James penned "Heavy Metal Poisoning" intending to sarcastically answer the right-wing ignoramuses who stupidly claimed that rock & roll was ruining the youth of America but to deem it as being a specimen of metal is an insult to that genre because it's more of a novelty tune than a serious composition. It does have a certain Alice Cooper meets The Tubes vibe to it that isn't degrading in itself (I have nothing against either entity) but it's as far away from progressive rock as polka music is from disco. Shaw's "Just Get Through This Night" is the first worthwhile cut to be encountered on this record, beginning with its classy intro. While the body of the song isn't anything to write to the folks back home about it's still an above-average tune and Tommy sings it with conviction and a fair amount of passion. I appreciate the group's rare display of restraint during the ending, as well. DeYoung's "Double Life" is a plodding rocker not helped at all by his overly-dramatic, hammy lead vocal. I figure it was supposed to be ominous but it's about as scary as a rubber spider and the whole track falls flat on its face. Shaw's "Haven't We Been Here Before" opens with a curious lullaby atmosphere that's different but soon enough it does the expected and morphs into one of their patronizing, hold-up-your-Bic "rawk" anthems, a ploy that no self-respecting progger would ever endorse or get caught up in. Dennis' "Don't Let It End (Reprise)" was obviously planned to be the climactic finale that would bedazzle the listener but it's so inanely predictable and ordinary that it fatally suffocates under its own dead, flabby weight. In deference to the tune's title, I was relieved that there wasn't any more of "Kilroy Was Here" to endure.

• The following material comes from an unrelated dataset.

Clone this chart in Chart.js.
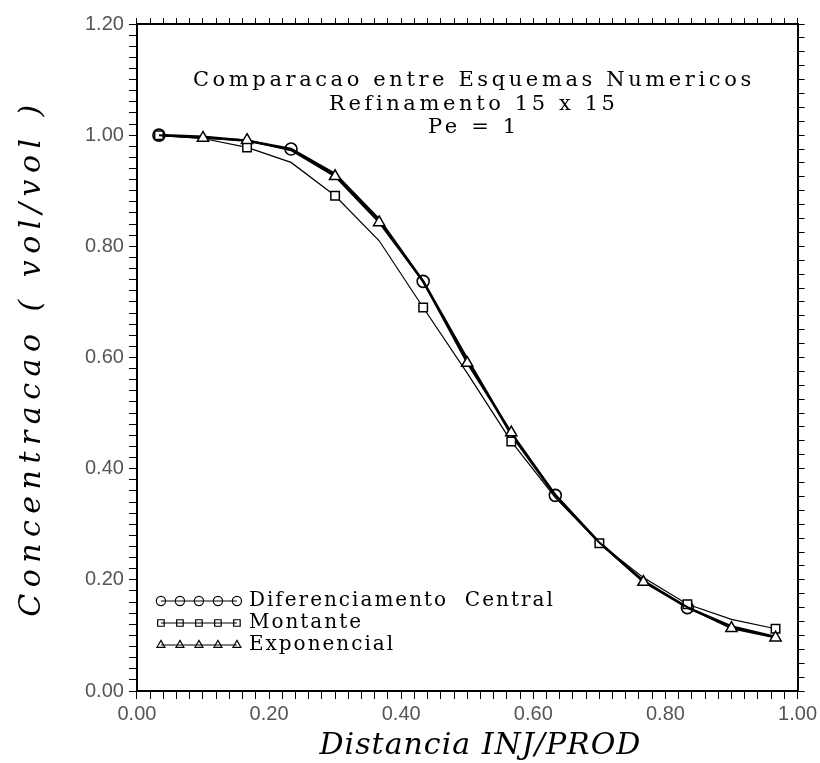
<!DOCTYPE html>
<html>
<head>
<meta charset="utf-8">
<script src="https://cdn.jsdelivr.net/npm/chart.js@4.4.0/dist/chart.umd.min.js"></script>
<style>
  html, body { margin: 0; background: #fff; }
  #wrap { width: 820px; height: 763px; }
</style>
</head>
<body>
<div id="wrap"><canvas id="chart"></canvas></div>
<script>
// Concentration profile along the injector/producer line, 15 x 15 grid, Pe = 1.
const distance = [0.0333, 0.1, 0.1667, 0.2333, 0.3, 0.3667, 0.4333, 0.5, 0.5667, 0.6333, 0.7, 0.7667, 0.8333, 0.9, 0.9667];
const central = [1.0, 0.997, 0.99, 0.975, 0.93, 0.848, 0.737, 0.597, 0.462, 0.352, 0.267, 0.198, 0.15, 0.116, 0.097];
const montante = [1.0, 0.994, 0.978, 0.951, 0.891, 0.81, 0.69, 0.572, 0.449, 0.348, 0.266, 0.204, 0.156, 0.129, 0.112];
const exponencial = [1.0, 0.995, 0.991, 0.973, 0.926, 0.843, 0.737, 0.59, 0.465, 0.353, 0.267, 0.196, 0.151, 0.113, 0.096];

// which samples carry a symbol
const centralMarks = [0, 3, 6, 9, 12];
const montanteMarks = [0, 2, 4, 6, 8, 10, 12, 14];
const exponencialMarks = [1, 2, 4, 5, 7, 8, 11, 13, 14];

const titleLines = ['Comparacao entre Esquemas Numericos', 'Refinamento 15 x 15', 'Pe = 1'];
const seriesNames = ['Diferenciamento  Central', 'Montante', 'Exponencial'];
const xTitle = 'Distancia INJ/PROD';
const yTitle = 'Concentracao ( vol/vol )';

const serif = '"DejaVu Serif", serif';

function pts(ys) {
  return distance.map((x, i) => ({ x, y: ys[i] }));
}

function markRadius(marks, r) {
  return (ctx) => (marks.includes(ctx.dataIndex) ? r : 0);
}

const isMajor = (v) => Math.abs(v * 5 - Math.round(v * 5)) < 1e-6;

// title block, axis titles and a hand-made legend (5 symbols strung on a line)
const annotations = {
  id: 'annotations',
  afterDraw(chart) {
    const { ctx, chartArea: a } = chart;
    ctx.save();
    ctx.fillStyle = '#000';
    ctx.textAlign = 'center';
    ctx.textBaseline = 'middle';

    ctx.font = '21px ' + serif;
    ctx.letterSpacing = '3.6px';
    const cx = a.left + a.width * 0.51;
    titleLines.forEach((t, i) => ctx.fillText(t, cx, a.top + 57 + i * 23.5));

    // axis titles
    ctx.font = 'italic 30px ' + serif;
    ctx.letterSpacing = '1px';
    ctx.fillText(xTitle, a.left + a.width * 0.52, a.bottom + 55);
    ctx.save();
    ctx.translate(32, (a.top + a.bottom) / 2);
    ctx.rotate(-Math.PI / 2);
    ctx.letterSpacing = '6.5px';
    ctx.fillText(yTitle, 0, 0);
    ctx.restore();

    // legend
    ctx.textAlign = 'left';
    ctx.font = '20px ' + serif;
    ctx.letterSpacing = '2px';
    const x0 = a.left + 24;
    const order = [2, 1, 0]; // rows: central, montante, exponencial
    order.forEach((di, row) => {
      const ds = chart.data.datasets[di];
      const y = a.top + 577 + row * 22;
      ctx.strokeStyle = '#000';
      ctx.lineWidth = 1.2;
      ctx.beginPath();
      ctx.moveTo(x0, y);
      ctx.lineTo(x0 + 76, y);
      ctx.stroke();
      for (let k = 0; k < 5; k++) {
        ctx.fillStyle = 'rgba(255,255,255,0)';
        Chart.helpers.drawPoint(ctx, {
          pointStyle: ds.pointStyle, radius: 4.6, rotation: 0, borderWidth: 1.3
        }, x0 + k * 19, y);
      }
      ctx.fillStyle = '#000';
      ctx.fillText(ds.label, x0 + 88, y);
    });
    ctx.restore();
  }
};

const minorTicks = (len) => ({ drawOnChartArea: false, tickLength: len, tickColor: '#000', tickWidth: 1 });
const axisBorder = { color: '#000', width: 2 };
const tickFont = { family: '"Liberation Sans", sans-serif', size: 20 };

new Chart(document.getElementById('chart'), {
  type: 'line',
  data: {
    datasets: [
      {
        label: seriesNames[2], data: pts(exponencial), borderColor: '#000', borderWidth: 2,
        pointStyle: 'triangle', pointRadius: markRadius(exponencialMarks, 6.5),
        pointBackgroundColor: '#fff', pointBorderColor: '#000', pointBorderWidth: 1.5
      },
      {
        label: seriesNames[1], data: pts(montante), borderColor: '#000', borderWidth: 1.2,
        pointStyle: 'rect', pointRadius: markRadius(montanteMarks, 6),
        pointBackgroundColor: '#fff', pointBorderColor: '#000', pointBorderWidth: 1.5
      },
      {
        label: seriesNames[0], data: pts(central), borderColor: '#000', borderWidth: 2.6,
        pointStyle: 'circle', pointRadius: markRadius(centralMarks, 6),
        pointBackgroundColor: 'rgba(255,255,255,0)', pointBorderColor: '#000', pointBorderWidth: 1.6
      }
    ]
  },
  options: {
    responsive: true,
    maintainAspectRatio: false,
    animation: false,
    layout: { padding: { top: 18, right: 7, left: 80, bottom: 34 } },
    plugins: { legend: { display: false }, tooltip: { enabled: false } },
    elements: { line: { tension: 0 } },
    scales: {
      x: {
        type: 'linear', position: 'bottom', min: 0, max: 1,
        ticks: {
          stepSize: 0.02, autoSkip: false, maxTicksLimit: 200, maxRotation: 0, padding: 3,
          color: '#555', font: tickFont,
          callback: (v) => (isMajor(v) ? v.toFixed(2) : '')
        },
        grid: minorTicks(8),
        border: axisBorder
      },
      x2: {
        type: 'linear', position: 'top', min: 0, max: 1,
        ticks: { display: false, stepSize: 0.02, autoSkip: false, maxTicksLimit: 200 },
        grid: minorTicks(6),
        border: axisBorder
      },
      y: {
        type: 'linear', position: 'left', min: 0, max: 1.2,
        ticks: {
          stepSize: 0.02, autoSkip: false, maxTicksLimit: 200, padding: 5,
          color: '#555', font: tickFont,
          callback: (v) => (isMajor(v) ? v.toFixed(2) : '')
        },
        grid: minorTicks(8),
        border: axisBorder
      },
      y2: {
        type: 'linear', position: 'right', min: 0, max: 1.2,
        ticks: { display: false, stepSize: 0.025, autoSkip: false, maxTicksLimit: 200 },
        grid: minorTicks(7),
        border: axisBorder
      }
    }
  },
  plugins: [annotations]
});
</script>
</body>
</html>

In essence I have no alternative but to side with the majority that've classified this album as being a bonafide stinker. I tried to lend an unbiased ear to its contents but came away in a state of total agreement with that odorous assessment. Its true claim to fame is that only a handful of records have been able to derail a band's career as effectively as "Kilroy Was Here," sending Styx falling from grace as spectacularly as Lucifer tumbling from heaven down into Hades. They were never the same. Amazingly, the record rose to #3 on the Billboard LP charts but it faded fast and settled into so-bad-it's-kitschy cult purgatory. In '84 DeYoung and Shaw each released solo albums and the group, for all intents and purposes, ceased to exist as a musical force to be reckoned with in the biz. (There was a lone reunion album in '99 that featured Dennis and Tommy and there are a few Shaw-dominated releases that came after that flop but none garnered an iota of attention.) Once one of the USA's most popular rock bands to ever stroll a stage, they now tour annually like some sort of blast-from-the-past sideshow attraction. While it's hard to knock them for making a buck or two it's still a bit sad to witness. I'll always think of Styx as a group of talented musicians that could've been so much more if they'd only dared to embrace their progness and taken it to the limit. We'll never know. 1.4 stars.